We drank delicious masala chai, followed by hot lemon ginger water, while we listened mesmerized to the beautiful music. I felt the air getting chill, and I wasn’t the only one swathed in a woolen shawl.

During the concert, I heard barking, growling, and running right behind us. At first I thought the animals were jackals and I gasped, but looking behind me I saw they were a group of four stray dogs. They were having an argument and running. Even the grounds of a maharajah’s lodge aren’t exempt from stray dogs. I remembered when Feroza and I watched dogs playing on the lawn at the Thai temple in Bodh Gaya, and she said they’re dangerous in packs, so this situation made me a bit nervous. However, the servants easily ran off the dogs.

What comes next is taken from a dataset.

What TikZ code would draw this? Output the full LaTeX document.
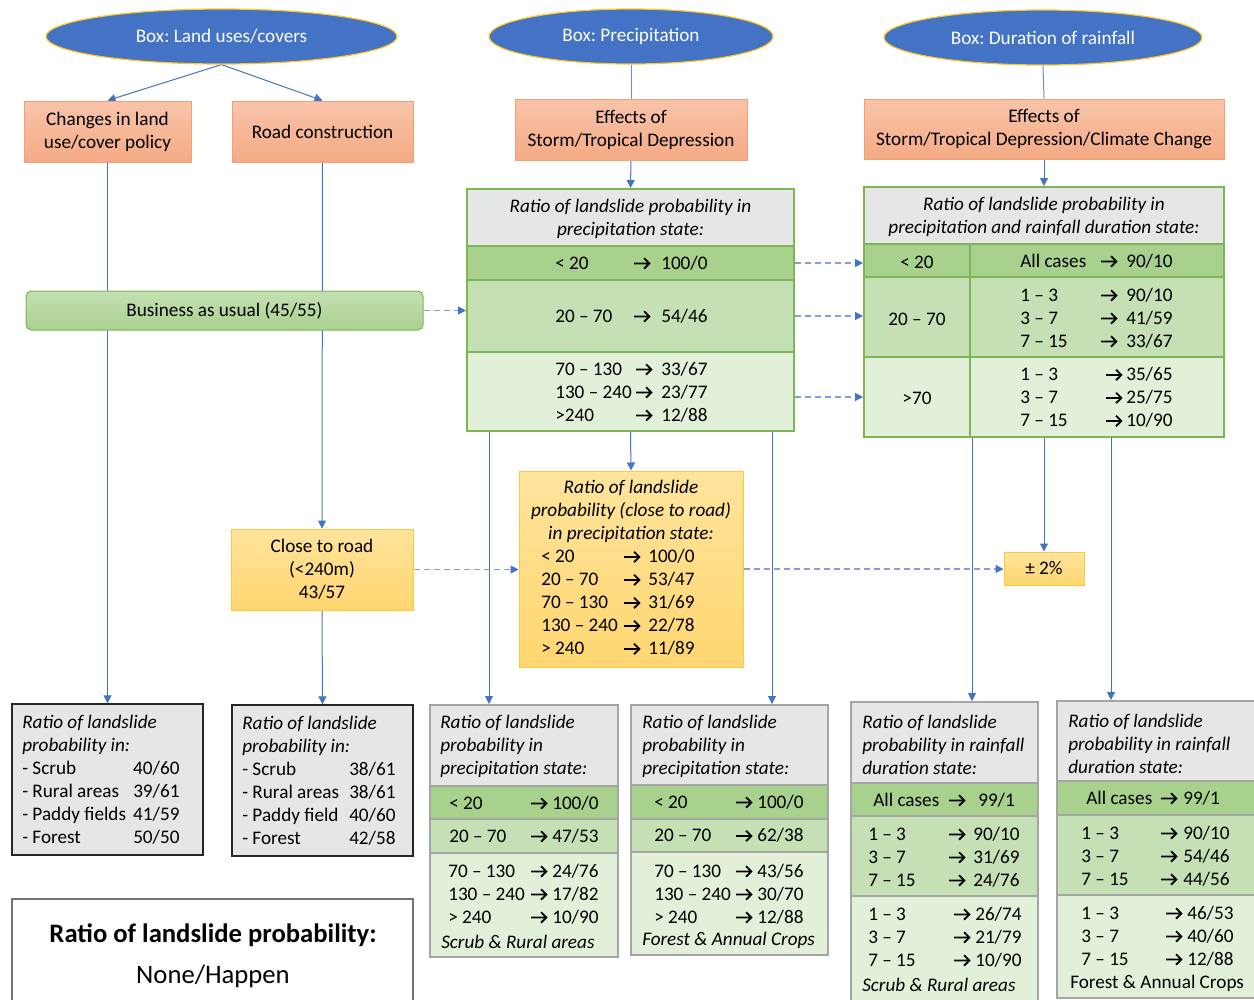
\documentclass[tikz,border=0pt]{standalone}
\usepackage{fontspec}
\setmainfont{Carlito}
\usepackage{array}
\usetikzlibrary{shapes.geometric,arrows.meta,calc}
\pgfdeclarelayer{bg}
\pgfdeclarelayer{paper}
\pgfsetlayers{paper,bg,main}
\frenchspacing
\newdimen\PX \PX=0.75pt
\newcommand\fs{\fontsize{14.4}{17.25}\selectfont\frenchspacing}
\newcommand\ar{\tikz[x=1pt,y=1pt,baseline=0pt]{\draw[line width=1.35pt, line cap=butt, miter limit=10] (0,4.3) -- (11.4,4.3) (7.4,0.4) -- (11.4,4.3) -- (7.4,8.2);}}
\definecolor{eblue}{RGB}{68,114,196}
\definecolor{egold}{RGB}{255,200,40}
\definecolor{orT}{RGB}{248,196,170}
\definecolor{orB}{RGB}{244,170,132}
\definecolor{orD}{RGB}{242,160,115}
\definecolor{gHead}{RGB}{231,230,230}
\definecolor{gA}{RGB}{169,209,142}
\definecolor{gB}{RGB}{197,224,180}
\definecolor{gC}{RGB}{226,240,217}
\definecolor{gBorder}{RGB}{125,182,86}
\definecolor{yT}{RGB}{255,228,156}
\definecolor{yB}{RGB}{255,214,112}
\definecolor{yD}{RGB}{255,200,60}
\definecolor{grayB}{RGB}{165,165,165}
\definecolor{linkc}{RGB}{68,114,196}
\definecolor{dlinkc}{RGB}{130,160,215}
\tikzset{
  sz/.style 2 args={minimum width=#1*0.75pt, minimum height=#2*0.75pt},
  ell/.style={ellipse, fill=eblue, draw=egold, line width=0.9pt, text=white, inner sep=0},
  orbox/.style={rectangle, top color=orT, bottom color=orB, draw=orD, line width=0.75pt, align=center, inner sep=0},
  ybox/.style={rectangle, top color=yT, bottom color=yB, draw=yD, line width=0.75pt, align=center, inner sep=0},
  gcell/.style={rectangle, draw=gBorder, line width=1.5pt, inner sep=0},
  scell/.style={rectangle, draw=grayB, line width=1.5pt, inner sep=0},
  dbox/.style={rectangle, fill=gHead, draw=black!85, line width=1.1pt, inner sep=0},
  txt/.style={inner sep=0, anchor=west, align=left, yshift=-1.2pt},
  ctxt/.style={inner sep=0, align=center, yshift=-1.2pt},
  itx/.style={font=\fs\itshape},
  link/.style={draw=linkc, line width=0.75pt, -{Triangle[length=6pt,width=6pt]}},
  plainlink/.style={draw=linkc!80, line width=0.75pt},
  dlink/.style={draw=dlinkc, line width=0.9pt, dash pattern=on 4.5pt off 3pt, -{Triangle[length=6pt,width=6pt,color=linkc]}},
}
\begin{document}
\begin{tikzpicture}[x=0.75pt,y=-0.75pt,font=\fs]
\useasboundingbox (0,0) rectangle (1254,1000);
\begin{pgfonlayer}{paper}
\fill[white] (0,0) rectangle (1254,1000);
\end{pgfonlayer}

% ellipses
\node[ell, sz={351}{55}] (e1) at (221.5,36.5) {Box: Land uses/covers};
\node[ell, sz={284}{55}] (e2) at (631,36.5) {Box: Precipitation};
\node[ell, sz={318}{55}] (e3) at (1043,37.5) {Box: Duration of rainfall};

% orange boxes
\node[orbox, sz={167}{61}] (chg) at (107.5,131.5) {Changes in land\\use/cover policy};
\node[orbox, sz={181}{61}] (road) at (322.5,131.5) {Road construction};
\node[orbox, sz={232}{61}] (effP) at (631,129.5) {Effects of\\Storm/Tropical Depression};
\node[orbox, sz={360}{60}] (effD) at (1044,129) {Effects of\\Storm/Tropical Depression/Climate Change};

% business as usual
\node[rectangle, rounded corners=4pt, top color=gB, bottom color=gA, draw=gBorder, line width=0.75pt, sz={397}{39}, inner sep=0] (bau) at (224.5,310.5) {Business as usual (45/55)};

% precipitation table
\node[gcell, fill=gHead, sz={327}{57}] (tPh) at (630.5,217.5) {};
\node[gcell, fill=gA, sz={327}{34}] (tP1) at (630.5,263) {};
\node[gcell, fill=gB, sz={327}{72}] (tP2) at (630.5,316) {};
\node[gcell, fill=gC, sz={327}{79}] (tP3) at (630.5,391.5) {};
\node[ctxt, itx] (tPht) at (630.5,217) {Ratio of landslide probability in\\precipitation state:};
\node[txt] (tP1t) at (555,263) {\begin{tabular}{@{}p{78\PX}@{}p{28\PX}@{}l@{}}< 20 & \ar & 100/0\end{tabular}};
\node[txt] (tP2t) at (555,316) {\begin{tabular}{@{}p{78\PX}@{}p{28\PX}@{}l@{}}20 – 70 & \ar & 54/46\end{tabular}};
\node[txt] (tP3t) at (555,392) {\begin{tabular}{@{}p{80\PX}@{}p{26\PX}@{}l@{}}70 – 130 & \ar & 33/67\\130 – 240 & \ar & 23/77\\>240 & \ar & 12/88\end{tabular}};

% duration table
\node[gcell, fill=gHead, sz={360}{57}] (tDh) at (1044,215.5) {};
\node[gcell, fill=gA, sz={106}{33}] (tD1l) at (917,260.5) {};
\node[gcell, fill=gA, sz={254}{33}] (tD1r) at (1097,260.5) {};
\node[gcell, fill=gB, sz={106}{80}] (tD2l) at (917,317) {};
\node[gcell, fill=gB, sz={254}{80}] (tD2r) at (1097,317) {};
\node[gcell, fill=gC, sz={106}{80}] (tD3l) at (917,397) {};
\node[gcell, fill=gC, sz={254}{80}] (tD3r) at (1097,397) {};
\node[ctxt, itx] (tDht) at (1044,215) {Ratio of landslide probability in\\precipitation and rainfall duration state:};
\node[ctxt] (tD1lt) at (917,261) {< 20};
\node[ctxt] (tD2lt) at (917,318) {20 – 70};
\node[ctxt] (tD3lt) at (917,397) {>70};
\node[txt] (tD1rt) at (1020,261) {\begin{tabular}{@{}p{80\PX}@{}p{26\PX}@{}l@{}}All cases & \ar & 90/10\end{tabular}};
\node[txt] (tD2rt) at (1020,318) {\begin{tabular}{@{}p{80\PX}@{}p{26\PX}@{}l@{}}1 – 3 & \ar & 90/10\\3 – 7 & \ar & 41/59\\7 – 15 & \ar & 33/67\end{tabular}};
\node[txt] (tD3rt) at (1020,397.5) {\begin{tabular}{@{}p{85\PX}@{}p{21\PX}@{}l@{}}1 – 3 & \ar & 35/65\\3 – 7 & \ar & 25/75\\7 – 15 & \ar & 10/90\end{tabular}};

% close to road
\node[ybox, sz={182}{81}] (close) at (322,569.5) {Close to road\\(<240m)\\43/57};
\node[ybox, sz={224}{196}] (cratio) at (631,569) {};
\node[ctxt, itx] (crh) at (631,510) {Ratio of landslide\\probability (close to road)\\in precipitation state:};
\node[txt] (crt) at (541,602.5) {\begin{tabular}{@{}p{82\PX}@{}p{25\PX}@{}l@{}}< 20 & \ar & 100/0\\20 – 70 & \ar & 53/47\\70 – 130 & \ar & 31/69\\130 – 240 & \ar & 22/78\\> 240 & \ar & 11/89\end{tabular}};
\node[ybox, sz={80}{33}] (pm) at (1044,568.5) {± 2\%};

% bottom left boxes
\node[dbox, sz={191}{151}] (b1) at (107.5,779.5) {};
\node[txt] (b1t) at (22,780) {\begin{tabular}{@{}p{111\PX}@{}l@{}}\multicolumn{2}{@{}l@{}}{\itshape Ratio of landslide}\\\multicolumn{2}{@{}l@{}}{\itshape probability in:}\\- Scrub & 40/60\\- Rural areas & 39/61\\- Paddy fields & 41/59\\- Forest & 50/50\end{tabular}};
\node[dbox, sz={181}{151}] (b2) at (322.5,780.5) {};
\node[txt] (b2t) at (242,780.5) {\begin{tabular}{@{}p{107\PX}@{}l@{}}\multicolumn{2}{@{}l@{}}{\itshape Ratio of landslide}\\\multicolumn{2}{@{}l@{}}{\itshape probability in:}\\- Scrub & 38/61\\- Rural areas & 38/61\\- Paddy field & 40/60\\- Forest & 42/58\end{tabular}};

% legend
\node[rectangle, draw=black!55, line width=0.9pt, fill=white, sz={401}{104}, inner sep=0] (leg) at (212.5,951) {};
\node[ctxt, font=\fontsize{20}{24}\selectfont\frenchspacing\bfseries] (legA) at (213,934) {Ratio of landslide probability:};
\node[ctxt, font=\fontsize{20}{24}\selectfont] (legB) at (213,975) {None/Happen};

% box 3
\node[scell, fill=gHead, sz={188}{81}] (b3h) at (524,745.5) {};
\node[scell, fill=gA, sz={188}{33}] (b3a) at (524,802.5) {};
\node[scell, fill=gB, sz={188}{34}] (b3b) at (524,836) {};
\node[scell, fill=gC, sz={188}{104}] (b3c) at (524,905) {};
\node[txt, itx] (b3ht) at (440,745) {Ratio of landslide\\probability in\\precipitation state:};
\node[txt] (b3at) at (449,803) {\begin{tabular}{@{}p{81\PX}@{}p{22\PX}@{}l@{}}< 20 & \ar & 100/0\end{tabular}};
\node[txt] (b3bt) at (449,836) {\begin{tabular}{@{}p{81\PX}@{}p{22\PX}@{}l@{}}20 – 70 & \ar & 47/53\end{tabular}};
\node[txt] (b3ct) at (448,894) {\begin{tabular}{@{}p{82\PX}@{}p{22\PX}@{}l@{}}70 – 130 & \ar & 24/76\\130 – 240 & \ar & 17/82\\> 240 & \ar & 10/90\end{tabular}};
\node[txt, itx] (b3d) at (441,940) {Scrub \& Rural areas};

% box 4
\node[scell, fill=gHead, sz={197}{80}] (b4h) at (729.5,745) {};
\node[scell, fill=gA, sz={197}{34}] (b4a) at (729.5,802) {};
\node[scell, fill=gB, sz={197}{33}] (b4b) at (729.5,835.5) {};
\node[scell, fill=gC, sz={197}{103}] (b4c) at (729.5,903.5) {};
\node[txt, itx] (b4ht) at (642,745) {Ratio of landslide\\probability in\\precipitation state:};
\node[txt] (b4at) at (654,802) {\begin{tabular}{@{}p{81\PX}@{}p{22\PX}@{}l@{}}< 20 & \ar & 100/0\end{tabular}};
\node[txt] (b4bt) at (654,835.5) {\begin{tabular}{@{}p{81\PX}@{}p{22\PX}@{}l@{}}20 – 70 & \ar & 62/38\end{tabular}};
\node[txt] (b4ct) at (654,894) {\begin{tabular}{@{}p{81\PX}@{}p{22\PX}@{}l@{}}70 – 130 & \ar & 43/56\\130 – 240 & \ar & 30/70\\> 240 & \ar & 12/88\end{tabular}};
\node[txt, itx] (b4d) at (642,939) {Forest \& Annual Crops};

% box 5
\node[scell, fill=gHead, sz={187}{81}] (b5h) at (944.5,742.5) {};
\node[scell, fill=gA, sz={187}{33}] (b5a) at (944.5,799.5) {};
\node[scell, fill=gB, sz={187}{80}] (b5b) at (944.5,856) {};
\node[scell, fill=gC, sz={187}{108}] (b5c) at (944.5,950) {};
\node[txt, itx] (b5ht) at (862,743) {Ratio of landslide\\probability in rainfall\\duration state:};
\node[txt] (b5at) at (873,800) {\begin{tabular}{@{}p{75\PX}@{}p{30\PX}@{}l@{}}All cases & \ar & 99/1\end{tabular}};
\node[txt] (b5bt) at (868,857) {\begin{tabular}{@{}p{80\PX}@{}p{25\PX}@{}l@{}}1 – 3 & \ar & 90/10\\3 – 7 & \ar & 31/69\\7 – 15 & \ar & 24/76\end{tabular}};
\node[txt] (b5ct) at (868,937) {\begin{tabular}{@{}p{85\PX}@{}p{22\PX}@{}l@{}}1 – 3 & \ar & 26/74\\3 – 7 & \ar & 21/79\\7 – 15 & \ar & 10/90\end{tabular}};
\node[txt, itx] (b5d) at (862,983) {Scrub \& Rural areas};

% box 6
\node[scell, fill=gHead, sz={200}{80}] (b6h) at (1157,741) {};
\node[scell, fill=gA, sz={200}{34}] (b6a) at (1157,798) {};
\node[scell, fill=gB, sz={200}{80}] (b6b) at (1157,855) {};
\node[scell, fill=gC, sz={200}{103}] (b6c) at (1157,946.5) {};
\node[txt, itx] (b6ht) at (1068,742) {Ratio of landslide\\probability in rainfall\\duration state:};
\node[txt] (b6at) at (1086,798) {\begin{tabular}{@{}p{74\PX}@{}p{23\PX}@{}l@{}}All cases & \ar & 99/1\end{tabular}};
\node[txt] (b6bt) at (1081,856) {\begin{tabular}{@{}p{79\PX}@{}p{23\PX}@{}l@{}}1 – 3 & \ar & 90/10\\3 – 7 & \ar & 54/46\\7 – 15 & \ar & 44/56\end{tabular}};
\node[txt] (b6ct) at (1081,936) {\begin{tabular}{@{}p{84\PX}@{}p{22\PX}@{}l@{}}1 – 3 & \ar & 46/53\\3 – 7 & \ar & 40/60\\7 – 15 & \ar & 12/88\end{tabular}};
\node[txt] (b6d) at (1070,982) {Forest \& Annual Crops};

% free-end coordinates
\coordinate (sP1) at (489,431);
\coordinate (sP2) at (772,431);
\coordinate (sD1) at (972,437);
\coordinate (sD2) at (1111,437);

\begin{pgfonlayer}{bg}
\draw[link] (e1.south) -- (chg.north);
\draw[link] (e1.south) -- (road.north);
\draw[plainlink] (e2.south) -- (effP.north);
\draw[plainlink] (e3.south) -- (effD.north);
\draw[link] (effP.south) -- (tPh.north);
\draw[link] (effD.south) -- (tDh.north);
\draw[link] (chg.south) -- (b1.north);
\draw[link] (road.south) -- (close.north);
\draw[link] (close.south) -- (b2.north);
\draw[dlink] (bau.east) -- (bau.east -| tP2.west);
\draw[dlink] (tP1.east) -- (tP1.east -| tD1l.west);
\draw[dlink] (tP2.east) -- (tP2.east -| tD2l.west);
\draw[dlink] (tP3.east |- tD3l.west) -- (tD3l.west);
\draw[link] (tP3.south) -- (cratio.north);
\draw[link] (sP1) -- (sP1 |- b3h.north);
\draw[link] (sP2) -- (sP2 |- b4h.north);
\draw[link] (sD1) -- (sD1 |- b5h.north);
\draw[link] (sD2) -- (sD2 |- b6h.north);
\draw[link] (pm.north |- tD3r.south) -- (pm.north);
\draw[dlink] (close.east) -- (close.east -| cratio.west);
\draw[dlink] (cratio.east) -- (cratio.east -| pm.west);
\end{pgfonlayer}
\end{tikzpicture}
\end{document}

Listening to the music, I rocked from side to side slightly, like a charmed snake. The music reminded me of Gypsy music, which isn’t surprising since earlier I overheard Liz say that Gypsies originated in India. The Romani are one of those groups of people I would love to get around to researching someday; so far I’ve only read portions of a book on Gypsy fortune telling, to help me out with tarot cards. When the music stopped, I heard jackals howling from all directions. I joined in.

The concert is over, and I’m back in the princess’s suite. Even from my gorgeous room, I occasionally still heard the jackals. The lodge’s ceilings are about twenty feet tall; Feroza had said it’s because hot air rises, and this way the hot air would presumably be overhead on hot days, since the house of course predates air conditioning. After dark, the house seems more echoic than earlier; I could swear people must be able to hear all over the house when I merely put down a glass of water or a toothbrush. Yeah, tonight I met a Maharaja and I’m staying at his hunting lodge. This is living it up.

As I settled down to sleep in the big soft bed and turned out the light, to find myself in pitch darkness, I felt glad none of the tiger parts are in my bedroom; I’d have nightmares. I would not be a bit surprised if this house is haunted; it feels like it is, but not in a bad way.